___ Records supplied
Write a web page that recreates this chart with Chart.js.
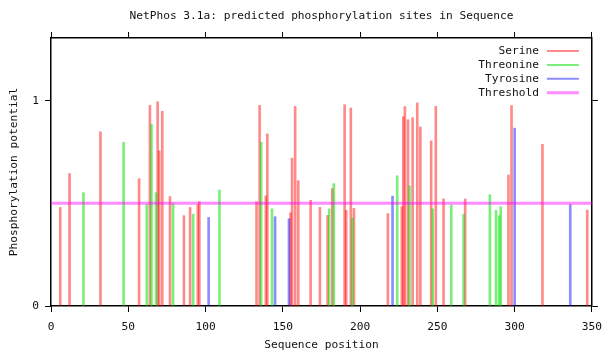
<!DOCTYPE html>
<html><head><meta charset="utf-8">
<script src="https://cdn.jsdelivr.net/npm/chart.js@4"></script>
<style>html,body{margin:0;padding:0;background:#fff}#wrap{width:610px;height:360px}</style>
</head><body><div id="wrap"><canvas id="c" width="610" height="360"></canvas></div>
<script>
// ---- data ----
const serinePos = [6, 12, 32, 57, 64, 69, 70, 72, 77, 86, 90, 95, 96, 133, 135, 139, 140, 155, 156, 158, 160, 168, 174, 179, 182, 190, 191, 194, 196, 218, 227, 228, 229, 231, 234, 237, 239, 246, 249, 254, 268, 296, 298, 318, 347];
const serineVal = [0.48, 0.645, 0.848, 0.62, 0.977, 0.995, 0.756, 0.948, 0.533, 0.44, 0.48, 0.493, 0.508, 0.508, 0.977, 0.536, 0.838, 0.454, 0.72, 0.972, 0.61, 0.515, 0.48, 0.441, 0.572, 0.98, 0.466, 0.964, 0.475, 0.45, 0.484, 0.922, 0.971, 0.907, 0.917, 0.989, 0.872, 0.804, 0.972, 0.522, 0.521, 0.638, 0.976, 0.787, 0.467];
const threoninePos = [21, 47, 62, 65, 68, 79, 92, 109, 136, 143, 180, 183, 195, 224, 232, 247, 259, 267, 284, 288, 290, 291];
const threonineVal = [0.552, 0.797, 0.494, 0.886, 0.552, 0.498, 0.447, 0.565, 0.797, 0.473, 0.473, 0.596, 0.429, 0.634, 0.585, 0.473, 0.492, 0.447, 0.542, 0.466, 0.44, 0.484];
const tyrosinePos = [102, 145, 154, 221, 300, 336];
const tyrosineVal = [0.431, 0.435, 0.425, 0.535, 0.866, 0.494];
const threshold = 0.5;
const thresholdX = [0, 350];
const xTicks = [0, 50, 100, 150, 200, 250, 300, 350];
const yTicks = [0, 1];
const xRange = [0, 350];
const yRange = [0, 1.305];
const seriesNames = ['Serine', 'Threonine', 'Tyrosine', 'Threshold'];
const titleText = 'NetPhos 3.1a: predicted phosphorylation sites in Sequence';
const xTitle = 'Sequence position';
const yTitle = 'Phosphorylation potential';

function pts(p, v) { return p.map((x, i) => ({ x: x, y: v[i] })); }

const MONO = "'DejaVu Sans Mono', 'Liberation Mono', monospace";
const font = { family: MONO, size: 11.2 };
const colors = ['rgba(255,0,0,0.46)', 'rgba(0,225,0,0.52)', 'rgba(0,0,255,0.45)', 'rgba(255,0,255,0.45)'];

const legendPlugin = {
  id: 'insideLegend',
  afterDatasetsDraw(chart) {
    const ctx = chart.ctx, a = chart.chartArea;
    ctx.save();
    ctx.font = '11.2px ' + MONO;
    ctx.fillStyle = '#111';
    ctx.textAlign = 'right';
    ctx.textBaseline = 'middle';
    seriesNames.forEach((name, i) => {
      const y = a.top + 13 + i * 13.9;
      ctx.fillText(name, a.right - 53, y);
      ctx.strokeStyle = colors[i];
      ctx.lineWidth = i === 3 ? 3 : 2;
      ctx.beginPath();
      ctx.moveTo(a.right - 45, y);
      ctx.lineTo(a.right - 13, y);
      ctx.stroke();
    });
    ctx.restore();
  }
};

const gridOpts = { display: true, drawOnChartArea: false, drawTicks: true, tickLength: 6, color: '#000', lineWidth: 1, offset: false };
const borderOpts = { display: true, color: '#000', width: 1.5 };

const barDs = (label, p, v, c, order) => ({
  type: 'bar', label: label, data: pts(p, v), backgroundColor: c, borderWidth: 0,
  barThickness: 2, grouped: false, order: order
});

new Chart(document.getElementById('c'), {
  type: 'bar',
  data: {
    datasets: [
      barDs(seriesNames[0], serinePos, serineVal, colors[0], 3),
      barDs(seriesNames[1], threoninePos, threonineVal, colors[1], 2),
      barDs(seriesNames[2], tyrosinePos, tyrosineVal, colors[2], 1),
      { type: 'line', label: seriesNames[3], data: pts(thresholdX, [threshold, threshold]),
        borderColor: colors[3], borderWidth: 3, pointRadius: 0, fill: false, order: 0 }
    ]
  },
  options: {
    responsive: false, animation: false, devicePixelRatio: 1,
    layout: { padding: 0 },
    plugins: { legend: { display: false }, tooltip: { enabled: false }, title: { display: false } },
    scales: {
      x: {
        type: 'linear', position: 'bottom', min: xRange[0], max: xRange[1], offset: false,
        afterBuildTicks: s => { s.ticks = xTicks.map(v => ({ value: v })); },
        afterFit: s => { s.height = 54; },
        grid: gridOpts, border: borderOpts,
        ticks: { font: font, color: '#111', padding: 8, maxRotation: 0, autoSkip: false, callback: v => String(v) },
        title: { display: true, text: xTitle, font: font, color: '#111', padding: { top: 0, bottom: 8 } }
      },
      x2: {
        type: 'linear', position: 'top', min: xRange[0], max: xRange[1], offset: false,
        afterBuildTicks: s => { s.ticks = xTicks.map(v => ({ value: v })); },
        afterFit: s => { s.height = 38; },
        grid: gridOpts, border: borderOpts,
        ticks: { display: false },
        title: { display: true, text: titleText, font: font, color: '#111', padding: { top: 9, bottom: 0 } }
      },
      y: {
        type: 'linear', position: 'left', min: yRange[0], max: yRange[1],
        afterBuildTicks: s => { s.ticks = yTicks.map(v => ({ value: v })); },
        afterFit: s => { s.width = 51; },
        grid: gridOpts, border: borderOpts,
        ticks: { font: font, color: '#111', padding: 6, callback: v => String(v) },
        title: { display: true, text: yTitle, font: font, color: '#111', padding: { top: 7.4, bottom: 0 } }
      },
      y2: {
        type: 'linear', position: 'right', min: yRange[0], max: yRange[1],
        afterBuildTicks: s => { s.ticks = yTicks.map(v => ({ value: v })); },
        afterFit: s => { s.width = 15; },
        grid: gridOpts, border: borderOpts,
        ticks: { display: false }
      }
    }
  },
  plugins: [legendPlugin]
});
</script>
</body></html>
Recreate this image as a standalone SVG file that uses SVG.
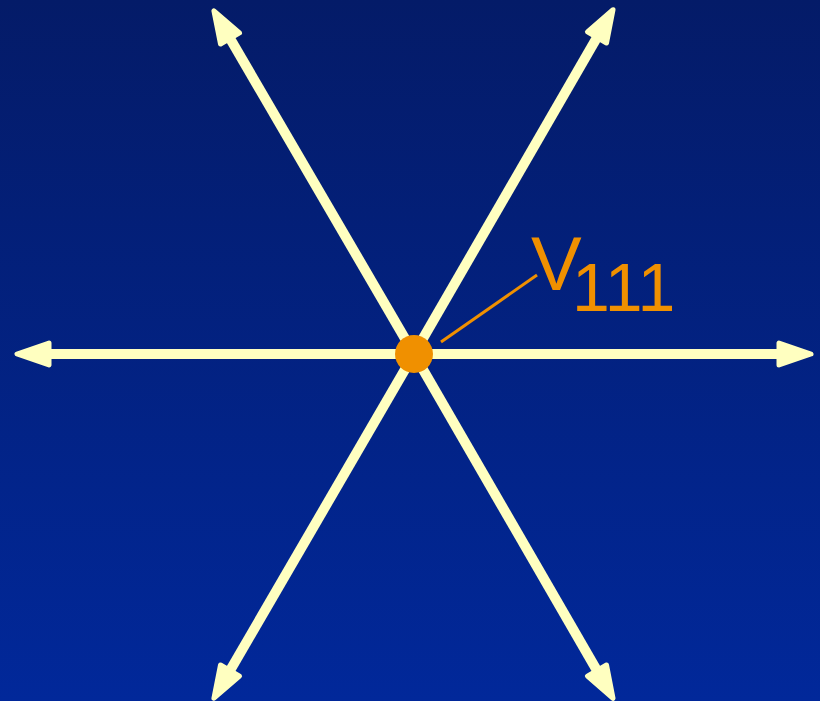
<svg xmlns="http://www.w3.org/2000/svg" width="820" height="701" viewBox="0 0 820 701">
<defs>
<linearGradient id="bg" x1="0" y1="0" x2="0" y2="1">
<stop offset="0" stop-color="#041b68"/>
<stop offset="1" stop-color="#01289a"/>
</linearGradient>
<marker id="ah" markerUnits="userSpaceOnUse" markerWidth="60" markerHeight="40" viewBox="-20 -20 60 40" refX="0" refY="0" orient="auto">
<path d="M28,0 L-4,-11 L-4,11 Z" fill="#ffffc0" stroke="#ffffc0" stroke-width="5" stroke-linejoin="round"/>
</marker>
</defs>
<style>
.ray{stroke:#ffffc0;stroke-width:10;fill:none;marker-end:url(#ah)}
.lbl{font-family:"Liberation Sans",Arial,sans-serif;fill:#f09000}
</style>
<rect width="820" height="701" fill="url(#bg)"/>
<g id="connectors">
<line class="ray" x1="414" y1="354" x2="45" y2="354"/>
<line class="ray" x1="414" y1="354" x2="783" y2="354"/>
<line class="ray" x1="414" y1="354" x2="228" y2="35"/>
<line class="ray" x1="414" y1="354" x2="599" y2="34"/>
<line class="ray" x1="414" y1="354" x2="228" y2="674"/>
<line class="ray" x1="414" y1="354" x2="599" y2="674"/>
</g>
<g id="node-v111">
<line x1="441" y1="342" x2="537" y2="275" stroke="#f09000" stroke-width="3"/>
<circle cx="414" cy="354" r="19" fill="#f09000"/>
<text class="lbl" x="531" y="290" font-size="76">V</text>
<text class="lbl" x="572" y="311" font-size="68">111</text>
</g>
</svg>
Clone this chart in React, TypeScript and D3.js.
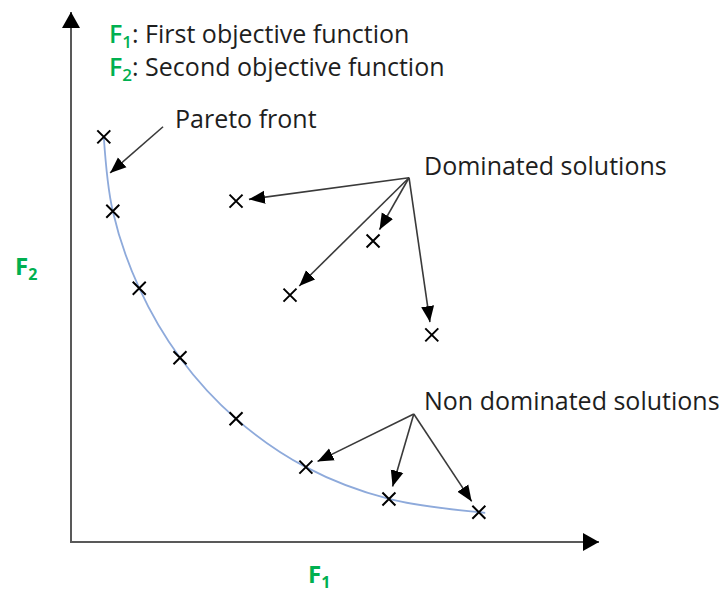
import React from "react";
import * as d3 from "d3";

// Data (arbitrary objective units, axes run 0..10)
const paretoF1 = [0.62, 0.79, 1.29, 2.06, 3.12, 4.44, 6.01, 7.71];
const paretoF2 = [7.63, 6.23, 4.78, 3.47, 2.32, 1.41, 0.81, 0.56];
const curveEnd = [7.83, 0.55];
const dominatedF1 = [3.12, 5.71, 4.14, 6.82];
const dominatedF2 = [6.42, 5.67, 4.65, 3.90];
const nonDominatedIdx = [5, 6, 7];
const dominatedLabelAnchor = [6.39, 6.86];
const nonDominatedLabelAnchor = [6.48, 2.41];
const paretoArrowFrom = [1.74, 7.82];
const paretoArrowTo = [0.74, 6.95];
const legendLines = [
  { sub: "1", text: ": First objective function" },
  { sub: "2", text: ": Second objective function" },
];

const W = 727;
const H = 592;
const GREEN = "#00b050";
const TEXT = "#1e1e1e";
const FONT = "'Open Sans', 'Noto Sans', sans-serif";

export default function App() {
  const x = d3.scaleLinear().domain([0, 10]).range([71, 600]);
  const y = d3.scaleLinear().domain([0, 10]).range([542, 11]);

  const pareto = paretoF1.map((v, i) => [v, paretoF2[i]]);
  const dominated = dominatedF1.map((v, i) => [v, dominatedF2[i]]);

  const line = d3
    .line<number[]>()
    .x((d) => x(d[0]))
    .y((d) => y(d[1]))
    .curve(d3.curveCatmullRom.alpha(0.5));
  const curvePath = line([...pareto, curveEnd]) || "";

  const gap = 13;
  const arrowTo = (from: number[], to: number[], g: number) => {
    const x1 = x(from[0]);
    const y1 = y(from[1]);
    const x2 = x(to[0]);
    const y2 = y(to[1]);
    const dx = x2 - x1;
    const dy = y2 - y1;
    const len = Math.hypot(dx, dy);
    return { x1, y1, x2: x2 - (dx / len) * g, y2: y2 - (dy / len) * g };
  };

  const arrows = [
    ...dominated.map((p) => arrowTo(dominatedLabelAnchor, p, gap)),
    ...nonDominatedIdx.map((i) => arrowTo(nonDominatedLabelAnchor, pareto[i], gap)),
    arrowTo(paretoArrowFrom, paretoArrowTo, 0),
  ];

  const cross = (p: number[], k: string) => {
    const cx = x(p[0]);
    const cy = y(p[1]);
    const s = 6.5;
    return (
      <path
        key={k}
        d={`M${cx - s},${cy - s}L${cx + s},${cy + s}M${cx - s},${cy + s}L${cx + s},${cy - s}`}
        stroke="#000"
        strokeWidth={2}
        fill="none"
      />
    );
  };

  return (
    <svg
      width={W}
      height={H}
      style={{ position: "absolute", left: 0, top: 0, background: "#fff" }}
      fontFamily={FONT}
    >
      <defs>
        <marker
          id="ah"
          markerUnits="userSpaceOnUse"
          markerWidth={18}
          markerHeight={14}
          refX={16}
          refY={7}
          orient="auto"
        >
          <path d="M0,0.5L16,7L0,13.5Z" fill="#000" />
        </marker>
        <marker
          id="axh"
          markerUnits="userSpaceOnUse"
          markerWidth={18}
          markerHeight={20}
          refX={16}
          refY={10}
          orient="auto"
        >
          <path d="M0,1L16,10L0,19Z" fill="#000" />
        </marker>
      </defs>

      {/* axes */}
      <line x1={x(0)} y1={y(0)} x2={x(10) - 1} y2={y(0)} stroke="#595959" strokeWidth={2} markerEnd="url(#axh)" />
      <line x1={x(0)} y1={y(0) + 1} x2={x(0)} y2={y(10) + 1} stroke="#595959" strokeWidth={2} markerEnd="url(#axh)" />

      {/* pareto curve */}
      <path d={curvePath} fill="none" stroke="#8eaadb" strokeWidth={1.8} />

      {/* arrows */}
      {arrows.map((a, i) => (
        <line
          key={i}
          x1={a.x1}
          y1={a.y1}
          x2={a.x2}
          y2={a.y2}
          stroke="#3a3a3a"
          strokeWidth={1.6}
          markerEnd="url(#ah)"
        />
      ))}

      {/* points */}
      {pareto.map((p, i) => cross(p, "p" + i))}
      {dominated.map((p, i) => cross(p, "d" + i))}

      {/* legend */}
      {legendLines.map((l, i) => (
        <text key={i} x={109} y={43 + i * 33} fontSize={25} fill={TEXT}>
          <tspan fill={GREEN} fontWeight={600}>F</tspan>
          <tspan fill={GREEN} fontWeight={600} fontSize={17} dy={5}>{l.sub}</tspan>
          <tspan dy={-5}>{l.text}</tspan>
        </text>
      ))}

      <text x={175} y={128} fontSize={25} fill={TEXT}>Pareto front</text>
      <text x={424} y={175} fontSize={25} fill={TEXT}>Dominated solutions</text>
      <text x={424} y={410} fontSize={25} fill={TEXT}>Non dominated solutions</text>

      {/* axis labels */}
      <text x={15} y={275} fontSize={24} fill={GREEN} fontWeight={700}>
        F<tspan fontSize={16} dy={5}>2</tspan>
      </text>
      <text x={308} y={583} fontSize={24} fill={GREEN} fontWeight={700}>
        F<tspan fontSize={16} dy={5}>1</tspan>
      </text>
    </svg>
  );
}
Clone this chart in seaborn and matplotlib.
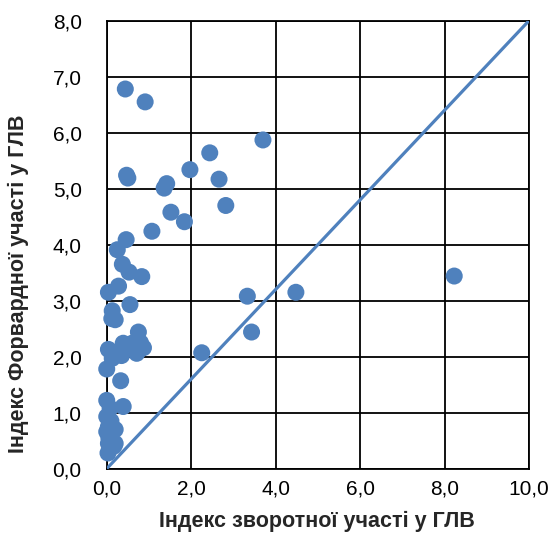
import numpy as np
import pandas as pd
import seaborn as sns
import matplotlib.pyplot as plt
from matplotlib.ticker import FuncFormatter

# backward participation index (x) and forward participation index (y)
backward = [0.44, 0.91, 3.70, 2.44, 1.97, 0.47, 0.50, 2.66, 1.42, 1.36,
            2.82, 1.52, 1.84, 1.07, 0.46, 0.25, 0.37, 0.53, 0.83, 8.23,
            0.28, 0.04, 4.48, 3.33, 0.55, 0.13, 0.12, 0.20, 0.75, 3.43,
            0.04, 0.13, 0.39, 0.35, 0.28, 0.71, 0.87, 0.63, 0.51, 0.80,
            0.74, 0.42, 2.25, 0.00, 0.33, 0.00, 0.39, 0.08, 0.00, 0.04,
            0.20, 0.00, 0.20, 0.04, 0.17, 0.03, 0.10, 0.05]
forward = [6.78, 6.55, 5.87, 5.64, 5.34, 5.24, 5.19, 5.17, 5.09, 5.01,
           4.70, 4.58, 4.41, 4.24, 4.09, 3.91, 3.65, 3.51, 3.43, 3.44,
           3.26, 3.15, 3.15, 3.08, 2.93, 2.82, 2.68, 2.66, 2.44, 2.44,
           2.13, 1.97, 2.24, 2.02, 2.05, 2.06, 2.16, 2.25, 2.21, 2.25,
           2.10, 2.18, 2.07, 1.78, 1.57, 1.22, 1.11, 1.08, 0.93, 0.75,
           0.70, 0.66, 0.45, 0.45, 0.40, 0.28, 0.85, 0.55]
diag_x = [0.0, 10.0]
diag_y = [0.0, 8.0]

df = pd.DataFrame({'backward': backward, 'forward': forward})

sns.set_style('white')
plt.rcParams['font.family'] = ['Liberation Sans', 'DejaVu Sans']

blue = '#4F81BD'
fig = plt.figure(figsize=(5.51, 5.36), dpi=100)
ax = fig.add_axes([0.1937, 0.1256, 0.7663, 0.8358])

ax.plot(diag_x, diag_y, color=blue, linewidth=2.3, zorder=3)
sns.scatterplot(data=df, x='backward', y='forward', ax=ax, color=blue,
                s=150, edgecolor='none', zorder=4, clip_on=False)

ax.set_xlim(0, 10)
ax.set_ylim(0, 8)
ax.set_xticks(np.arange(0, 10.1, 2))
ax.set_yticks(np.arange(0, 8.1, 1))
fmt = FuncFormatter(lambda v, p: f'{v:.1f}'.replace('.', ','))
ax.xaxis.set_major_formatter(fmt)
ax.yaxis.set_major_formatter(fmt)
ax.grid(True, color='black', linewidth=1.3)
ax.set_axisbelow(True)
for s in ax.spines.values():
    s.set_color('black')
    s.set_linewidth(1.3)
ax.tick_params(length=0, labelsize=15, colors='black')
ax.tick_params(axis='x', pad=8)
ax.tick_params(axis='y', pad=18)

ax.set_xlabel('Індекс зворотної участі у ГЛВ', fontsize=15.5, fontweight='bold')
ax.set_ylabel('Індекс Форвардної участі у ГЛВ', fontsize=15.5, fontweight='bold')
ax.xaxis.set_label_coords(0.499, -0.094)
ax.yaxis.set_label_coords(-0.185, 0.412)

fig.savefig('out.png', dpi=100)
______
**Directions:** Using the data above, which lines fall from the one with "Clone this chart in React, TypeScript" through the one with "import * as"? Repeat them exactly, ends included, minus any pictures.

**Exercise answer:**
Clone this chart in React, TypeScript and D3.js.
import React from "react";
import * as d3 from "d3";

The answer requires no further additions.